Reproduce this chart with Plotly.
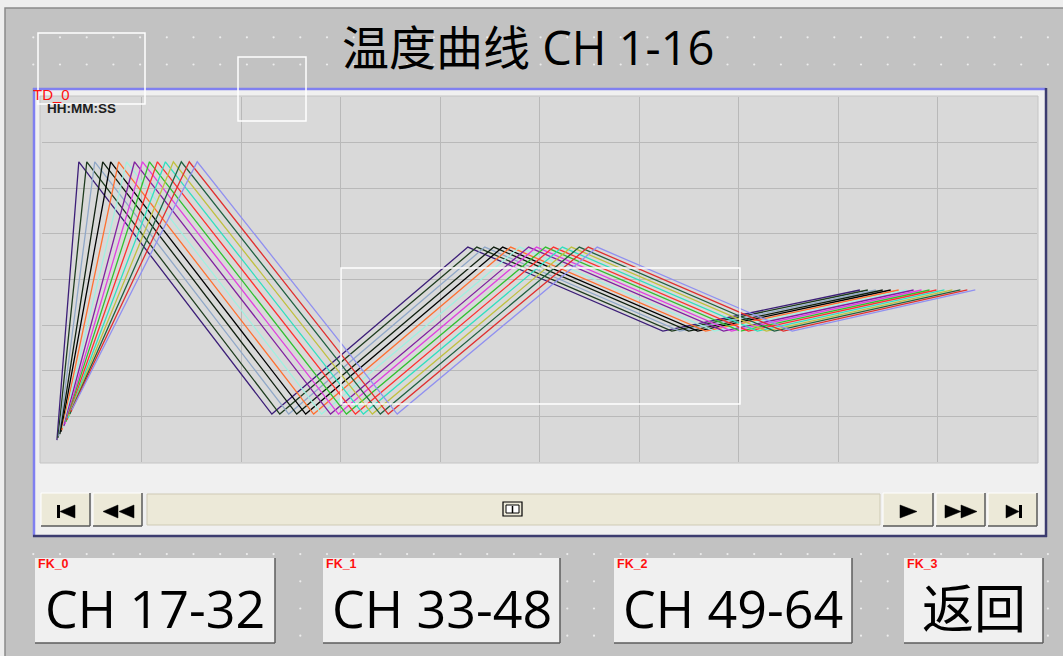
import numpy as np
import plotly.graph_objects as go

W, H = 1063, 656

# ---------------- data (time 0-100, temperature 0-80) ----------------
channels = [f"CH{i}" for i in range(1, 17)]
colors = ["#3c1e78", "#1e3c1e", "#90a8c8", "#102010", "#000000", "#ff7030",
          "#a0f0e0", "#8020a0", "#e040e0", "#30c030", "#ff3030", "#30e0c0",
          "#c0c040", "#206040", "#e03030", "#9090f0"]

t_start   = [1.5, 1.6, 1.7, 1.8, 1.9, 2.0, 2.1, 2.2, 2.3, 2.4, 2.5, 2.6, 2.7, 2.8, 2.9, 3.0]
temp_start = [4.8, 5.3, 5.7, 6.1, 6.6, 7.0, 7.5, 7.9, 8.3, 8.8, 9.2, 9.6, 10.1, 10.5, 11.0, 11.4]
t_peak1   = [3.7, 4.5, 5.3, 6.1, 6.9, 7.7, 8.5, 9.3, 10.1, 10.8, 11.6, 12.4, 13.2, 14.0, 14.8, 15.6]
temp_peak1 = [65.8, 65.8, 65.8, 65.8, 65.8, 65.8, 65.8, 65.8, 65.8, 65.8, 65.8, 65.8, 65.8, 65.8, 65.8, 65.8]
t_valley1 = [23.1, 23.9, 24.8, 25.6, 26.5, 27.3, 28.1, 29.0, 29.8, 30.6, 31.5, 32.3, 33.2, 34.0, 34.8, 35.7]
temp_valley1 = [10.5, 10.5, 10.5, 10.5, 10.5, 10.5, 10.5, 10.5, 10.5, 10.5, 10.5, 10.5, 10.5, 10.5, 10.5, 10.5]
t_peak2   = [42.8, 43.7, 44.5, 45.4, 46.3, 47.1, 48.0, 48.9, 49.7, 50.6, 51.4, 52.3, 53.2, 54.0, 54.9, 55.8]
temp_peak2 = [47.1, 47.1, 47.1, 47.1, 47.1, 47.1, 47.1, 47.1, 47.1, 47.1, 47.1, 47.1, 47.1, 47.1, 47.1, 47.1]
t_valley2 = [62.4, 63.3, 64.1, 65.0, 65.9, 66.7, 67.6, 68.5, 69.3, 70.2, 71.0, 71.9, 72.8, 73.6, 74.5, 75.4]
temp_valley2 = [28.7, 28.7, 28.7, 28.7, 28.7, 28.7, 28.7, 28.7, 28.7, 28.7, 28.7, 28.7, 28.7, 28.7, 28.7, 28.7]
t_end     = [82.2, 83.0, 83.8, 84.5, 85.3, 86.1, 86.9, 87.6, 88.4, 89.2, 89.9, 90.7, 91.5, 92.3, 93.0, 93.8]
temp_end  = [37.7, 37.7, 37.7, 37.7, 37.7, 37.7, 37.7, 37.7, 37.7, 37.7, 37.7, 37.7, 37.7, 37.7, 37.7, 37.7]

title_text = "温度曲线 CH 1-16"
button_texts = ["CH 17-32", "CH 33-48", "CH 49-64", "返回"]
button_ids = ["FK_0", "FK_1", "FK_2", "FK_3"]

# ---------------- helpers (pixel -> paper) ----------------
def X(px):
    return px / W

def Y(py):
    return 1 - py / H

shapes = []
annotations = []

def rect(x0, y0, x1, y1, fill="rgba(0,0,0,0)", line="rgba(0,0,0,0)", lw=0, layer="below"):
    shapes.append(dict(type="rect", xref="paper", yref="paper", x0=X(x0), y0=Y(y1), x1=X(x1), y1=Y(y0),
                       fillcolor=fill, line=dict(color=line, width=lw), layer=layer))

def seg(x0, y0, x1, y1, color, lw=1, layer="below"):
    shapes.append(dict(type="line", xref="paper", yref="paper", x0=X(x0), y0=Y(y0), x1=X(x1), y1=Y(y1),
                       line=dict(color=color, width=lw), layer=layer))

def poly(pts, color, layer="below"):
    p = "M " + " L ".join(f"{X(a):.5f},{Y(b):.5f}" for a, b in pts) + " Z"
    shapes.append(dict(type="path", xref="paper", yref="paper", path=p, fillcolor=color,
                       line=dict(color=color, width=0.5), layer=layer))

def text(x, y, s, size, color="#000000", family="Open Sans, Noto Sans CJK SC", xanchor="center", yanchor="middle"):
    annotations.append(dict(x=X(x), y=Y(y), xref="paper", yref="paper", text=s, showarrow=False,
                            xanchor=xanchor, yanchor=yanchor, font=dict(size=size, color=color, family=family)))

# ---------------- background window ----------------
rect(5, 8, 1075, 670, fill="#c2c2c2", line="#8a8a8a", lw=1.5)

# ---------------- trend widget ----------------
rect(33, 88, 1046, 537, fill="#f0f0f0")
seg(33, 89, 1046, 89, "#8080f0", 2.5)
seg(34, 88, 34, 537, "#8080f0", 2.5)
seg(33, 536, 1047, 536, "#3c3c70", 2.5)
seg(1046, 88, 1046, 537, "#3c3c70", 2.5)
# plot area background
rect(40, 96, 1038, 463, fill="#d9d9d9", line="#c4c4c4", lw=1)

# scrollbar
def button3d(x0, y0, x1, y1, face="#ece9d8"):
    rect(x0, y0, x1, y1, fill=face)
    seg(x0, y0, x1, y0, "#ffffff", 1)
    seg(x0, y0, x0, y1, "#ffffff", 1)
    seg(x0, y1, x1, y1, "#5a5a5a", 1.5)
    seg(x1, y0, x1, y1, "#5a5a5a", 1.5)

button3d(41, 493, 90, 526)
button3d(93, 493, 142, 526)
rect(147, 494, 880, 525, fill="#ece9d8", line="#cfcab5", lw=1)
button3d(883, 493, 933, 526)
button3d(936, 493, 985, 526)
button3d(988, 493, 1037, 526)

# |<
rect(57, 505, 60, 518, fill="#000000")
poly([(75, 505), (60, 511.5), (75, 518)], "#000000")
# <<
poly([(118, 505), (103, 511.5), (118, 518)], "#000000")
poly([(134, 505), (119, 511.5), (134, 518)], "#000000")
# >
poly([(900, 505), (917, 511.5), (900, 518)], "#000000")
# >>
poly([(945, 505), (961, 511.5), (945, 518)], "#000000")
poly([(961, 505), (977, 511.5), (961, 518)], "#000000")
# >|
poly([(1006, 505), (1019, 511.5), (1006, 518)], "#000000")
rect(1019, 505, 1022, 518, fill="#000000")
# thumb icon
rect(503, 502, 522, 516, fill="#ece9d8", line="#000000", lw=1.2)
rect(506, 505, 519, 513, fill="#ffffff", line="#000000", lw=1)
seg(512.5, 506, 512.5, 513, "#000000", 1.5)

# ---------------- bottom buttons ----------------
btn_boxes = [(35, 558, 275, 643), (323, 558, 560, 643), (614, 558, 852, 643), (904, 558, 1043, 643)]
for (x0, y0, x1, y1) in btn_boxes:
    rect(x0, y0, x1, y1, fill="#f0f0f0")
    seg(x0, y1, x1, y1, "#5c5c5c", 1.5)
    seg(x1, y0, x1, y1, "#5c5c5c", 1.5)

# white design outlines (above curves)
rect(38, 33, 145, 104, line="#ffffff", lw=1.5, layer="above")
rect(238, 57, 306, 121, line="#ffffff", lw=1.5, layer="above")
rect(341, 268, 740, 404, line="#ffffff", lw=1.5, layer="above")

# ---------------- texts ----------------
text(528, 47, title_text, 47)
text(31, 94, "TD_0", 15, color="#ff1010", family="Liberation Sans", xanchor="left")
text(45, 109, "<b>HH:MM:SS</b>", 13.5, color="#202020", family="Liberation Sans", xanchor="left")
for (x0, y0, x1, y1), s, lab in zip(btn_boxes, button_texts, button_ids):
    text((x0 + x1) / 2, 607, s, 52)
    text(x0 + 1, 564, f"<b>{lab}</b>", 12.5, color="#ff1010", family="Liberation Sans", xanchor="left")

# ---------------- figure ----------------
fig = go.Figure()

# design-time dot grid (decorative, outside widgets)
gx = np.arange(33.3, W, 26.7)
gy = np.arange(37.3, H, 27.2)
GX, GY = np.meshgrid(gx, gy)
GX, GY = GX.ravel(), GY.ravel()
keep = np.ones_like(GX, dtype=bool)
for (x0, y0, x1, y1) in [(30, 85, 1050, 540)] + btn_boxes:
    keep &= ~((GX > x0 - 2) & (GX < x1 + 2) & (GY > y0 - 2) & (GY < y1 + 2))
fig.add_trace(go.Scatter(x=GX[keep], y=GY[keep], mode="markers",
                         marker=dict(size=2.2, color="#ececec"), xaxis="x2", yaxis="y2",
                         hoverinfo="skip", showlegend=False))

for i, name in enumerate(channels):
    xs = [t_start[i], t_peak1[i], t_valley1[i], t_peak2[i], t_valley2[i], t_end[i]]
    ys = [temp_start[i], temp_peak1[i], temp_valley1[i], temp_peak2[i], temp_valley2[i], temp_end[i]]
    fig.add_trace(go.Scatter(x=xs, y=ys, mode="lines", name=name,
                             line=dict(color=colors[i], width=1.3), xaxis="x", yaxis="y",
                             showlegend=False))

fig.update_layout(
    width=W, height=H, margin=dict(l=0, r=0, t=0, b=0),
    paper_bgcolor="#eeeeee", plot_bgcolor="rgba(0,0,0,0)",
    showlegend=False,
    xaxis=dict(domain=[X(42), X(1037)], range=[0, 100], dtick=10, showgrid=True, gridcolor="#b9b9b9",
               gridwidth=1, showticklabels=False, zeroline=False, showline=False, ticks="", fixedrange=True),
    yaxis=dict(domain=[Y(462), Y(97)], range=[0, 80], dtick=10, showgrid=True, gridcolor="#b9b9b9",
               gridwidth=1, showticklabels=False, zeroline=False, showline=False, ticks="", fixedrange=True),
    xaxis2=dict(domain=[0, 1], range=[0, W], visible=False, anchor="y2", fixedrange=True),
    yaxis2=dict(domain=[0, 1], range=[H, 0], visible=False, anchor="x2", fixedrange=True),
    shapes=shapes, annotations=annotations,
)

fig.write_html("out.html", config={"displayModeBar": False},
               post_script="document.body.style.margin='0px';document.body.style.overflow='hidden';")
-------------------------
» Work instructions
Pictures are excluded: retype only the lines from the beginning of the listing above through the line with "W, H = 1063, 656", both included.

» Result for this task
Reproduce this chart with Plotly.
import numpy as np
import plotly.graph_objects as go

W, H = 1063, 656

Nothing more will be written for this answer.